Beau Travail

by
MOVIE CATEGORY
The Foreign Legion stationed in the Djibouti Gulf in Africa follows an everyday life regulated by exercises, barracks obligations and leisure evenings. The young soldiers are trained by officer Galoup, the silent and cautious ruler of the military activities. But when cadet Sentain joins the Legion, galoup sees his perfect world fall apart. Is it out of jealousy or out of uncontrollable attraction?

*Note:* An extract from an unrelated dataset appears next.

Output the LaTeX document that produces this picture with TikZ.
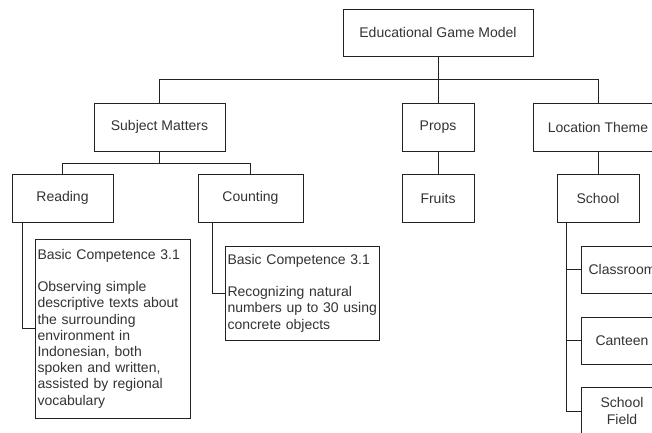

Claire Denis combines her usual thoughts on Western colonialism in the Third World with heated and feverish reflections on the body and the landscape, in this revisitation of macho camaraderie which is a classic of contemporary cinema. In an indistinct geography of coasts and deserts, the soldiers, and in particular Galoup, observe the illusory boundaries of the military order crumbling, collapsed like the certainties of their objectives and the meaning of their being there, and perhaps more broadly of their being alive in the world.
DIRECTORY

She was born in Paris in 1948 and lived in Africa until 1961. She graduated in cinema from IDHEC, the French film school, in 1972, and had the opportunity to assist directors such as Jacques Rivette, Andrej Tarkovsky and Wim Wenders. Her cinema will address issues such as colonialism since her early works such as Chocolat (1988) and S’en fout la mort (1990), but her films will focus on more carnal and suggestive investigations of desire with the classics Beau Travail (1999) and Trouble Every Day (2001). Her movies travel around the world, from Cannes with Chocolat to Berlin (with Beau Travail and Avec amour et acharnement in 2022), from Locarno (where she won the Pardo d’Oro with Nénette et Boni in 1996) to Venice (with Vendredi soir in 2002). Her latest film, Stars at Noon (2022), was awarded the Special Grand Prix of the Cannes Film Festival Jury.